The primary advantages of this method include its ability to generate stylistically authentic yet novel harmonic progressions, striking a balance between adherence to established jazz conventions and creative exploration. The approach offers a systematic and scalable means of analyzing and synthesizing jazz harmony, making it a valuable tool for both music analysis and generative composition. Additionally, it facilitates the discovery of new harmonic structures that could inspire composers, improvisers, and educators alike.
While our method incorporates well-known statistical tools such as first-order Markov models, we emphasize that the overall generative framework introduced in this work is novel. This includes not only the use of a section chord pattern—a structural representation that defines the number of chords per bar over a fixed-length segment—but also the combination of structural modeling, harmonic transition probabilities, and stylistic constraints to guide the generation of full chord progressions. To the best of our knowledge, this probabilistic integrated approach to jazz chord progression generation has not been previously proposed.
The evaluation of the generated dataset highlights the method’s ability to closely align with the statistical characteristics of the original corpus across multiple analytical parameters. This suggests that the approach successfully balances adherence to established jazz conventions while enabling the exploration of novel harmonic possibilities. While the generated results demonstrate significant promise, the findings also reveal opportunities for further refinement, particularly in enhancing the diversity and complexity of harmonic structures.
Despite these advantages, the proposed method has certain limitations. While the statistical framework ensures coherence with established jazz conventions, it does not explicitly model voice leading, instrumentation, or phrasing—crucial elements of jazz performance. Thus, while quantitative evaluation confirms statistical alignment with the corpus, a more comprehensive qualitative assessment involving expert musicians is needed to fully understand the aesthetic and practical implications of the generated progressions.

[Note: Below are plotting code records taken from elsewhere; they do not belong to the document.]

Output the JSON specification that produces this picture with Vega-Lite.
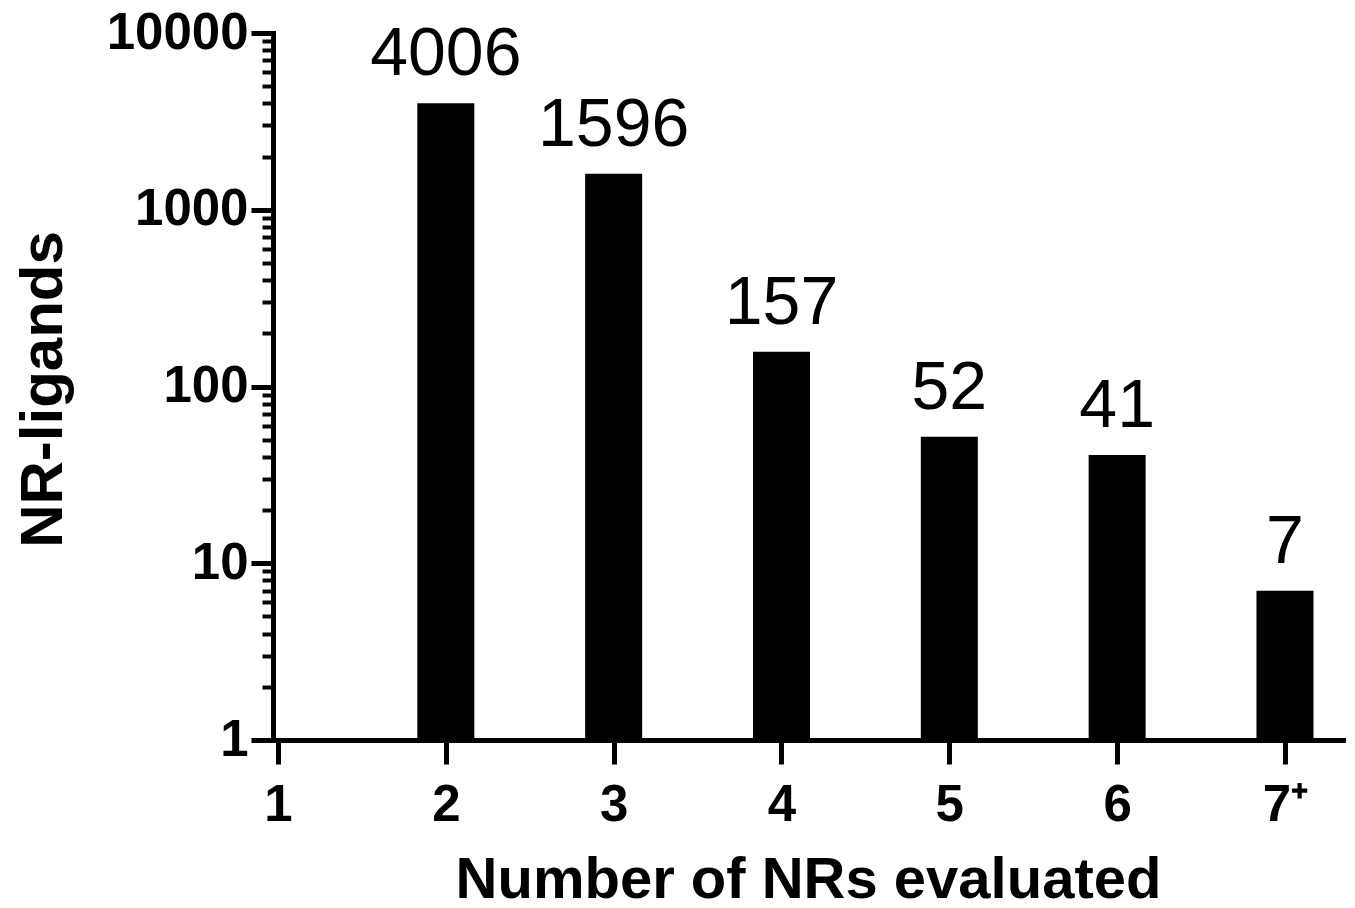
{
  "$schema": "https://vega.github.io/schema/vega-lite/v6.json",
  "autosize": {"type": "none"},
  "width": 1070,
  "height": 707,
  "padding": {"left": 273, "top": 33, "right": 12, "bottom": 168},
  "background": "white",
  "config": {
    "view": {"stroke": null},
    "font": "Liberation Sans"
  },
  "data": {
    "values": [
      {"nrs": 2, "ligands": 4006},
      {"nrs": 3, "ligands": 1596},
      {"nrs": 4, "ligands": 157},
      {"nrs": 5, "ligands": 52},
      {"nrs": 6, "ligands": 41},
      {"nrs": 7, "ligands": 7}
    ]
  },
  "encoding": {
    "x": {
      "field": "nrs",
      "type": "quantitative",
      "scale": {"domain": [1, 7.316], "nice": false, "zero": false},
      "axis": {
        "values": [1, 2, 3, 4, 5, 6, 7],
        "labelExpr": "datum.value == 7 ? '7⁺' : datum.label",
        "grid": false,
        "domainColor": "black",
        "domainWidth": 5,
        "domainCap": "square",
        "tickColor": "black",
        "tickWidth": 5,
        "tickSize": 24,
        "labelFont": "Liberation Sans",
        "labelFontWeight": "bold",
        "labelFontSize": 51,
        "labelColor": "black",
        "labelPadding": 16,
        "labelBaseline": "top",
        "labelFlush": false,
        "labelOverlap": false,
        "title": "Number of NRs evaluated",
        "titleFont": "Liberation Sans",
        "titleFontWeight": "bold",
        "titleFontSize": 58,
        "titleColor": "black",
        "titleBaseline": "alphabetic",
        "titleAnchor": "middle",
        "titleY": 157
      }
    }
  },
  "layer": [
    {
      "mark": {"type": "bar", "color": "black", "size": 57},
      "encoding": {
        "y": {
          "field": "ligands",
          "type": "quantitative",
          "scale": {"type": "log", "domain": [1, 10000], "nice": false},
          "axis": {
            "orient": "left",
            "values": [1, 10, 100, 1000, 10000],
            "format": "d",
            "grid": false,
            "domainColor": "black",
            "domainWidth": 5,
            "domainCap": "square",
            "tickColor": "black",
            "tickWidth": 5,
            "tickSize": 22,
            "labelFont": "Liberation Sans",
            "labelFontWeight": "bold",
            "labelFontSize": 51,
            "labelColor": "black",
            "labelPadding": 3,
            "labelBaseline": "middle",
            "labelFlush": false,
            "labelOverlap": false,
            "title": "NR-ligands",
            "titleFont": "Liberation Sans",
            "titleFontWeight": "bold",
            "titleFontSize": 60,
            "titleColor": "black",
            "titleAngle": -90,
            "titleAlign": "center",
            "titleBaseline": "alphabetic",
            "titleX": -212,
            "titleY": 356
          }
        },
        "y2": {"datum": 1}
      }
    },
    {
      "mark": {
        "type": "text",
        "font": "Liberation Sans",
        "fontSize": 68,
        "color": "black",
        "baseline": "alphabetic",
        "align": "center",
        "dy": -28
      },
      "encoding": {
        "y": {
          "field": "ligands",
          "type": "quantitative",
          "scale": {"type": "log", "domain": [1, 10000], "nice": false},
          "axis": {
            "orient": "left",
            "values": [2, 3, 4, 5, 6, 7, 8, 9, 20, 30, 40, 50, 60, 70, 80, 90, 200, 300, 400, 500, 600, 700, 800, 900, 2000, 3000, 4000, 5000, 6000, 7000, 8000, 9000],
            "labels": false,
            "domain": false,
            "grid": false,
            "tickColor": "black",
            "tickWidth": 4,
            "tickSize": 11,
            "title": null
          }
        },
        "text": {"field": "ligands", "type": "quantitative", "format": "d"}
      }
    }
  ],
  "resolve": {"axis": {"y": "independent"}}
}
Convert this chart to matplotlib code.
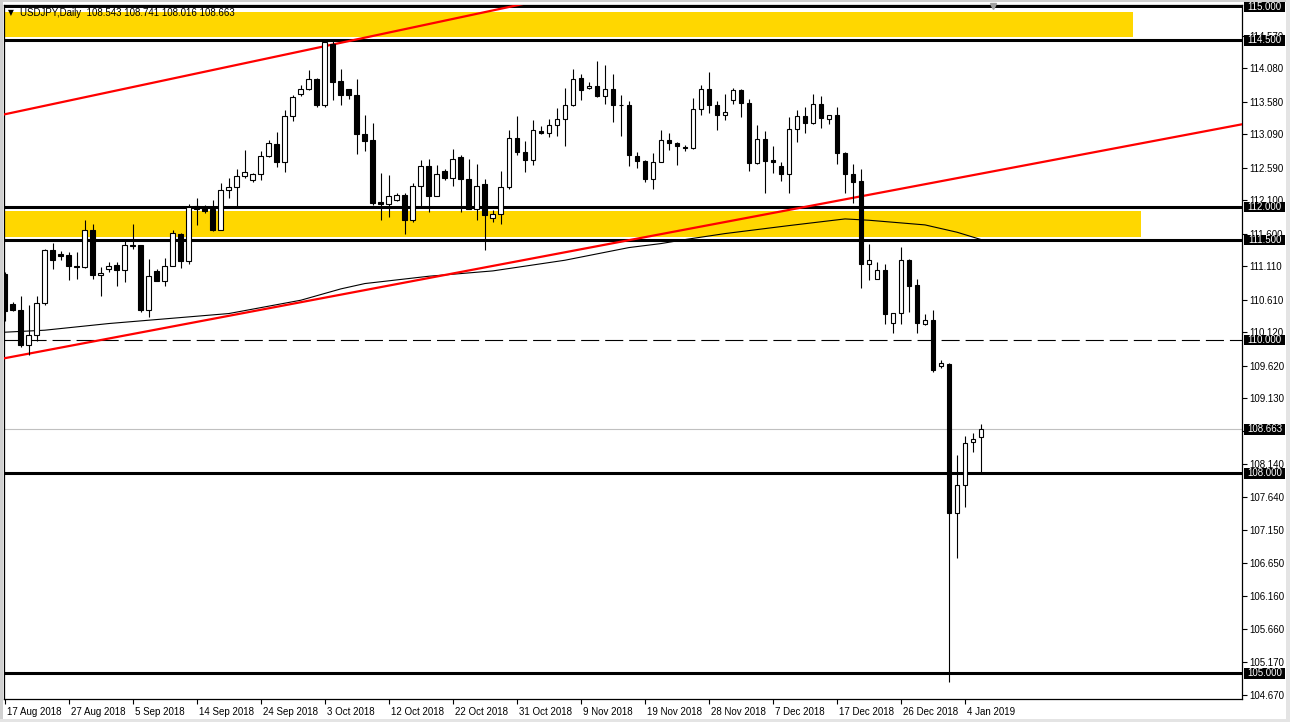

Future work could focus on expanding the generative framework to incorporate temporal dynamics, inter-sectional relationships, and real-time adaptability, further enriching the creative potential of the system. Additionally, qualitative evaluations involving expert musicians and listeners could provide deeper insights into the aesthetic and practical applications of the generated progressions in modern jazz compositions. This research lays the groundwork for a broader exploration of statistical methods in music generation, opening new avenues for creativity in jazz and beyond.